From Newport to Narragansett, from Warwick to Westerly, the powerful voices of Rhode Island's first National Public Radio (NPR) station can be heard across southern Rhode Island beginning today - Thursday, May 17 - when WAKX 102.7 FM begins broadcasting the programming of Providence based WRNI 1290 AM.
"It's taken a long time, too long for southern Rhode Islanders to share in the bounty," admits WRNI General Manager Joseph O'Connor, who began searching for a way to broadcast a strong signal to southern Rhode Island almost from the day he was hired to run the station 11 months ago.
Before Thursday, the WRNI broadcast could only be reliably heard in about two-thirds of northern Rhode Island and through a "repeater" station in Westerly. Everywhere else the signal was either spotty or non-existent.
"This, of course, is opposite of the goals of public radio," notes O'Connor. "Like the excellent local newspapers that circulate throughout Rhode Island, we run stories that get everyone talking about issues of the day, whether it's the war in Iraq, state nursing home laws, or tourism on Aquidneck Island. People need to be able to turn on the radio and find us there.
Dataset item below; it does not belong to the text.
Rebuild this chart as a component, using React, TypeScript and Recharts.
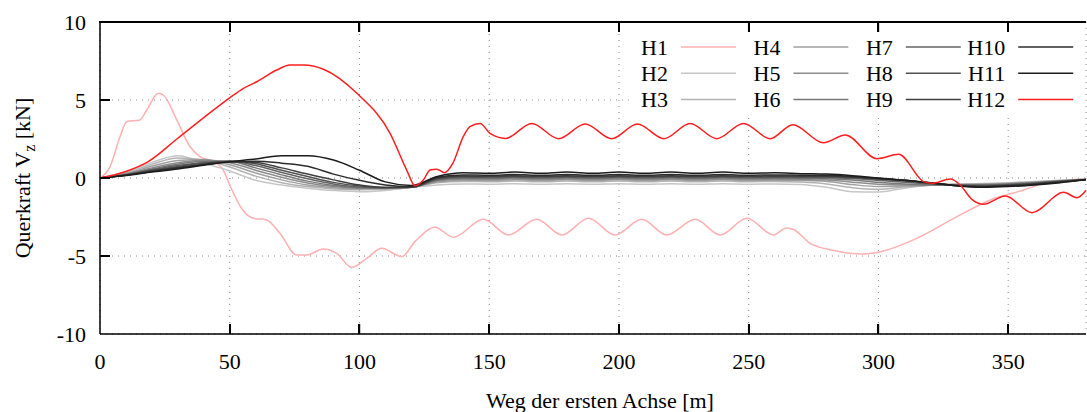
import React from 'react';
import { LineChart, Line, XAxis, YAxis, CartesianGrid, Customized } from 'recharts';

const FONT = '"Liberation Serif", "Times New Roman", serif';

// shared x grid for the grey series H2..H11 (m)
const grayX = [0, 10, 20, 30, 40, 50, 60, 70, 80, 90, 100, 110, 120, 130, 140, 150, 160, 170, 180, 190, 200, 210, 220, 230, 240, 250, 260, 270, 280, 290, 300, 310, 320, 330, 340, 350, 360, 370, 380];

const h2 = [0, 0.4, 1.0, 1.42, 0.95, 0.45, -0.15, -0.45, -0.65, -0.8, -0.88, -0.8, -0.6, -0.45, -0.38, -0.4, -0.37, -0.4, -0.37, -0.4, -0.37, -0.4, -0.37, -0.4, -0.37, -0.4, -0.38, -0.42, -0.6, -0.88, -0.9, -0.65, -0.45, -0.38, -0.35, -0.3, -0.22, -0.15, -0.08];
const h3 = [0, 0.32, 0.88, 1.28, 1.15, 0.7, 0.12, -0.3, -0.55, -0.7, -0.75, -0.72, -0.6, -0.3, -0.22, -0.24, -0.2, -0.24, -0.2, -0.24, -0.2, -0.24, -0.2, -0.24, -0.2, -0.24, -0.22, -0.26, -0.38, -0.62, -0.72, -0.58, -0.46, -0.41, -0.38, -0.33, -0.25, -0.16, -0.08];
const h4 = [0, 0.28, 0.75, 1.12, 1.18, 0.85, 0.32, -0.12, -0.45, -0.62, -0.7, -0.68, -0.6, -0.25, -0.14, -0.16, -0.12, -0.16, -0.12, -0.16, -0.12, -0.16, -0.12, -0.16, -0.12, -0.16, -0.14, -0.16, -0.22, -0.42, -0.55, -0.52, -0.46, -0.42, -0.4, -0.35, -0.27, -0.18, -0.09];
const h5 = [0, 0.25, 0.65, 0.98, 1.15, 0.98, 0.5, 0.05, -0.32, -0.55, -0.66, -0.66, -0.6, -0.2, -0.08, -0.1, -0.06, -0.1, -0.06, -0.1, -0.06, -0.1, -0.06, -0.1, -0.06, -0.1, -0.08, -0.1, -0.13, -0.27, -0.4, -0.45, -0.45, -0.43, -0.42, -0.37, -0.29, -0.19, -0.09];
const h6 = [0, 0.23, 0.58, 0.88, 1.08, 1.05, 0.65, 0.2, -0.2, -0.48, -0.62, -0.64, -0.6, -0.15, -0.02, -0.04, 0, -0.04, 0, -0.04, 0, -0.04, 0, -0.04, 0, -0.04, -0.02, -0.03, -0.05, -0.13, -0.28, -0.38, -0.43, -0.45, -0.44, -0.4, -0.31, -0.2, -0.1];
const h7 = [0, 0.21, 0.53, 0.8, 1.0, 1.08, 0.8, 0.35, -0.05, -0.38, -0.58, -0.63, -0.6, -0.1, 0.03, 0.01, 0.05, 0.01, 0.05, 0.01, 0.05, 0.01, 0.05, 0.01, 0.05, 0.01, 0.03, 0.02, 0.01, -0.04, -0.15, -0.28, -0.38, -0.45, -0.47, -0.42, -0.33, -0.21, -0.1];
const h8 = [0, 0.2, 0.49, 0.74, 0.94, 1.07, 0.92, 0.5, 0.1, -0.28, -0.52, -0.62, -0.6, -0.05, 0.08, 0.06, 0.1, 0.06, 0.1, 0.06, 0.1, 0.06, 0.1, 0.06, 0.1, 0.06, 0.08, 0.07, 0.06, 0.02, -0.08, -0.2, -0.34, -0.46, -0.5, -0.45, -0.35, -0.22, -0.1];
const h9 = [0, 0.18, 0.45, 0.68, 0.88, 1.05, 1.0, 0.65, 0.25, -0.12, -0.45, -0.6, -0.58, 0, 0.13, 0.11, 0.15, 0.11, 0.15, 0.11, 0.15, 0.11, 0.15, 0.11, 0.15, 0.11, 0.13, 0.12, 0.11, 0.06, -0.04, -0.15, -0.32, -0.48, -0.54, -0.48, -0.38, -0.24, -0.1];
const h10 = [0, 0.17, 0.42, 0.64, 0.85, 1.02, 1.08, 0.95, 0.75, 0.25, -0.15, -0.45, -0.55, 0.05, 0.2, 0.17, 0.23, 0.17, 0.23, 0.17, 0.23, 0.17, 0.23, 0.17, 0.23, 0.17, 0.2, 0.18, 0.17, 0.1, -0.02, -0.15, -0.32, -0.5, -0.57, -0.52, -0.42, -0.27, -0.11];
const h11 = [0, 0.16, 0.38, 0.58, 0.82, 1.05, 1.22, 1.43, 1.42, 1.15, 0.5, -0.25, -0.48, 0.1, 0.33, 0.3, 0.38, 0.3, 0.38, 0.3, 0.38, 0.3, 0.38, 0.3, 0.38, 0.3, 0.33, 0.28, 0.25, 0.15, 0.0, -0.15, -0.3, -0.5, -0.6, -0.55, -0.45, -0.3, -0.1];

// H1 (light red)
const h1X = [0, 3.9, 7.7, 10.3, 15.4, 18, 22.5, 24.4, 29.6, 34.7, 38.5, 43.7, 47.5, 50.1, 55.2, 59.1, 64.2, 69.4, 75.8, 79.7, 86.1, 91.2, 97, 102.8, 108.6, 116.3, 121.4, 129.1, 136.2, 147.8, 157.4, 168.3, 178, 188.3, 198.5, 208.8, 218.4, 229.4, 239, 249.3, 259.6, 264.5, 267.3, 273.7, 281.4, 294.3, 299.8, 314.8, 330.3, 343.1, 356, 363.7, 372, 380];
const h1Y = [0, 0.73, 2.65, 3.61, 3.72, 4.36, 5.43, 5.32, 3.72, 2.0, 1.37, 1.05, 0.51, -0.5, -2.1, -2.58, -2.69, -3.55, -4.94, -4.94, -4.55, -4.83, -5.73, -5.15, -4.51, -5.04, -4.08, -3.16, -3.8, -2.65, -3.65, -2.65, -3.65, -2.58, -3.65, -2.65, -3.65, -2.65, -3.65, -2.58, -3.65, -3.2, -3.3, -4.19, -4.6, -4.87, -4.76, -3.87, -2.48, -1.41, -0.77, -0.34, -0.15, -0.05];

// H12 (red)
const h12X = [0, 10, 18.6, 30, 40, 50.1, 55, 60.4, 68.1, 73.2, 78.4, 86.1, 99, 111.8, 118.2, 121.4, 124.6, 127.2, 129.8, 132.8, 136, 140, 142.6, 146.5, 150.3, 156.3, 166.4, 176.7, 187, 197.2, 207.1, 217.4, 227.4, 237.7, 248, 258.3, 267, 278.8, 287.2, 299.4, 307.8, 317.4, 320.6, 327.7, 331.5, 336, 340.5, 348.9, 359.2, 371.4, 376.5, 380];
const h12Y = [0, 0.42, 1.05, 2.55, 3.87, 5.15, 5.72, 6.17, 6.92, 7.24, 7.24, 6.97, 5.43, 2.86, 0.51, -0.49, -0.13, 0.51, 0.56, 0.34, 0.95, 2.65, 3.29, 3.5, 2.86, 2.54, 3.5, 2.52, 3.46, 2.52, 3.46, 2.52, 3.5, 2.52, 3.5, 2.52, 3.42, 2.26, 2.76, 1.24, 1.52, -0.23, -0.34, -0.07, -0.45, -1.37, -1.68, -1.15, -2.22, -0.92, -1.26, -0.8];

const seriesNames = ['H1', 'H2', 'H3', 'H4', 'H5', 'H6', 'H7', 'H8', 'H9', 'H10', 'H11', 'H12'];
const seriesColors = ['#ffb0b0', '#c6c6c6', '#b3b3b3', '#a0a0a0', '#8c8c8c', '#787878', '#646464', '#515151', '#3e3e3e', '#2d2d2d', '#1c1c1c', '#ff1f1f'];

const xTicks = [0, 50, 100, 150, 200, 250, 300, 350];
const yTicks = [-10, -5, 0, 5, 10];
const X_DOMAIN: [number, number] = [0, 380];
const Y_DOMAIN: [number, number] = [-10, 10];

const toPoints = (xs: number[], ys: number[]) => xs.map((x, i) => ({ x, y: ys[i] }));
const grayValues = [h2, h3, h4, h5, h6, h7, h8, h9, h10, h11];
const seriesData = [
  toPoints(h1X, h1Y),
  ...grayValues.map((v) => toPoints(grayX, v)),
  toPoints(h12X, h12Y),
];

// layout
const CHART_W = 1087;
const CHART_H = 412;
const Y_AXIS_W = 100;
const TOP_AXIS_H = 22;
const BOTTOM_AXIS_H = 78;
const RIGHT_M = 1;
const TICK_LEN = 10;
const LEGEND_LEFT = 630;
const LEGEND_TOP = 23;
const PLOT_W = CHART_W - Y_AXIS_W - RIGHT_M;
const PLOT_H = CHART_H - TOP_AXIS_H - BOTTOM_AXIS_H;

const BottomTick = (props: any) => {
  const { x, y, payload } = props;
  return (
    <g>
      {payload.value !== 0 ? (
        <line x1={x} x2={x} y1={y} y2={y - TICK_LEN} stroke="#000" strokeWidth={1.5} />
      ) : null}
      <text x={x} y={y + 35} textAnchor="middle" fontFamily={FONT} fontSize={22} fill="#000">
        {payload.value}
      </text>
    </g>
  );
};

const TopTick = (props: any) => {
  const { x, y, payload } = props;
  if (payload.value === 0) return <g />;
  return <line x1={x} x2={x} y1={y} y2={y + TICK_LEN} stroke="#000" strokeWidth={1.5} />;
};

const LeftTick = (props: any) => {
  const { x, y, payload } = props;
  return (
    <g>
      {payload.value !== -10 && payload.value !== 10 ? (
        <line x1={x} x2={x + TICK_LEN} y1={y} y2={y} stroke="#000" strokeWidth={1.5} />
      ) : null}
      <text x={x - 14} y={y + 7.5} textAnchor="end" fontFamily={FONT} fontSize={22} fill="#000">
        {payload.value}
      </text>
    </g>
  );
};

const xToPx = (v: number) => Y_AXIS_W + ((v - X_DOMAIN[0]) / (X_DOMAIN[1] - X_DOMAIN[0])) * PLOT_W;
const yToPx = (v: number) => TOP_AXIS_H + ((Y_DOMAIN[1] - v) / (Y_DOMAIN[1] - Y_DOMAIN[0])) * PLOT_H;

// frame overlay (top border plus inward ticks)
const FrameOverlay = () => (
  <div style={{ position: 'absolute', left: 0, top: 0, width: CHART_W, height: CHART_H, pointerEvents: 'none', zIndex: 10 }}>
    <div
      style={{
        position: 'absolute',
        left: Y_AXIS_W - 1,
        top: TOP_AXIS_H - 1,
        width: PLOT_W + 1,
        height: 2,
        background: '#000',
      }}
    />
    {xTicks
      .filter((v) => v !== 0)
      .map((v) => (
        <React.Fragment key={v}>
          <div style={{ position: 'absolute', left: xToPx(v) - 1, top: TOP_AXIS_H, width: 2, height: TICK_LEN, background: '#000' }} />
          <div style={{ position: 'absolute', left: xToPx(v) - 1, top: TOP_AXIS_H + PLOT_H - TICK_LEN, width: 2, height: TICK_LEN, background: '#000' }} />
        </React.Fragment>
      ))}
    {yTicks
      .filter((v) => v !== Y_DOMAIN[0] && v !== Y_DOMAIN[1])
      .map((v) => (
        <div key={v} style={{ position: 'absolute', left: Y_AXIS_W, top: yToPx(v) - 1, width: TICK_LEN, height: 2, background: '#000' }} />
      ))}
  </div>
);

const XLabel = (props: any) => {
  const vb = props.viewBox || {};
  const cx = vb.x + vb.width / 2 + 7;
  return (
    <text x={cx} y={vb.y + 74} textAnchor="middle" fontFamily={FONT} fontSize={22} fill="#000">
      Weg der ersten Achse [m]
    </text>
  );
};

const YLabel = (props: any) => {
  const vb = props.viewBox || {};
  const cx = vb.x + 30;
  const cy = vb.y + vb.height / 2;
  return (
    <text
      x={cx}
      y={cy}
      textAnchor="middle"
      fontFamily={FONT}
      fontSize={22}
      fill="#000"
      transform={`rotate(-90 ${cx} ${cy})`}
    >
      Querkraft V<tspan fontSize={16} dy={5}>z</tspan>
      <tspan dy={-5}> [kN]</tspan>
    </text>
  );
};

const LegendSvg = () => (
  <g transform={`translate(${LEGEND_LEFT} ${LEGEND_TOP})`}>
    <rect x={0} y={1} width={455} height={89} fill="#fff" />
    {seriesNames.map((name, i) => {
      const col = Math.floor(i / 3);
      const row = i % 3;
      const lx = 51 + col * 112.4;
      const cy = 24 + row * 26.3;
      return (
        <g key={name}>
          <text x={lx - 13} y={cy + 7.5} textAnchor="end" fontFamily={FONT} fontSize={22} fill="#000">
            {name}
          </text>
          <line x1={lx} x2={lx + 55} y1={cy} y2={cy} stroke={seriesColors[i]} strokeWidth={1.5} />
        </g>
      );
    })}
  </g>
);

export default function App() {
  return (
    <div style={{ position: 'absolute', left: 0, top: 0, width: CHART_W, height: CHART_H, background: '#fff' }}>
      <LineChart width={CHART_W} height={CHART_H} margin={{ top: 0, right: RIGHT_M, bottom: 0, left: 0 }}>
        <CartesianGrid stroke="#8a8a8a" strokeDasharray="1 5" />
        <XAxis
          type="number"
          dataKey="x"
          domain={X_DOMAIN}
          ticks={xTicks}
          height={BOTTOM_AXIS_H}
          tickLine={false}
          tickSize={0}
          tickMargin={0}
          tick={BottomTick}
          axisLine={{ stroke: '#000', strokeWidth: 1.5 }}
          label={{ value: 'x', content: XLabel }}
        />
        <XAxis
          xAxisId="top"
          orientation="top"
          type="number"
          dataKey="x"
          domain={X_DOMAIN}
          ticks={xTicks}
          height={TOP_AXIS_H}
          tickLine={false}
          tickSize={0}
          tickMargin={0}
          tick={TopTick}
          axisLine={{ stroke: '#000', strokeWidth: 1.5 }}
        />
        <YAxis
          type="number"
          domain={Y_DOMAIN}
          ticks={yTicks}
          width={Y_AXIS_W}
          tickLine={false}
          tickSize={0}
          tickMargin={0}
          tick={LeftTick}
          axisLine={{ stroke: '#000', strokeWidth: 1.5 }}
          label={{ value: 'y', content: YLabel }}
        />
        <Customized component={LegendSvg} />
        {seriesNames.map((name, i) => (
          <Line
            key={name}
            name={name}
            xAxisId={i === 0 ? 'top' : 0}
            data={seriesData[i]}
            dataKey="y"
            type="monotone"
            stroke={seriesColors[i]}
            strokeWidth={1.5}
            dot={false}
            activeDot={false}
            isAnimationActive={false}
          />
        ))}
      </LineChart>
      <FrameOverlay />
    </div>
  );
}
Southern Rhode Islanders have been left out of the party, until now."
The problem was solved only last month when, in a quick turn of events, the owners of WAKX in Narragansett agreed to sell the station to Rhode Island Public Radio, an independent nonprofit organization that has also negotiated to buy the station license of WRNI itself from Boston University. Rhode Island was the last state in the nation to have an NPR station. The purchase of WAKX was made possible by a loan by The Rhode Island Foundation. The Westerly station, WXNI, will eventually be sold since it is no longer necessary.
O'Connor promised that southern Rhode Islanders unfamiliar with National Public Radio and WRNI "can expect a treat".
"Give us a week and I promise you that you'll become lifelong listeners. Not only is this the most informative radio on the air, it's the most entertaining." O'Connor referred to such landmark shows as "NPR's Morning Edition" and "All Things Considered," daily programs on topical issues; "Marketplace," perhaps radio's finest broadcast of business news; and Terry Gross' interview show "Fresh Air," but also wonderfully quirky shows like Bill Littlefield's sports show "Only A Game," "Car Talk," and "Wait, Wait, Don't Tell Me," a popular quiz show.
WRNI has also pioneered local broadcasts of Trinity Repertory Theatre and the "This I Believe" series of heartfelt essays by Rhode Islanders.
"And can I mention that we do this without commercials," adds O'Connor, although he acknowledges that he hopes that the stations will add another 100,000 listeners and supporters from southern Rhode Island as a result of the signal expansion.
"We do count on your support to bring excellent programming to your homes," he concludes.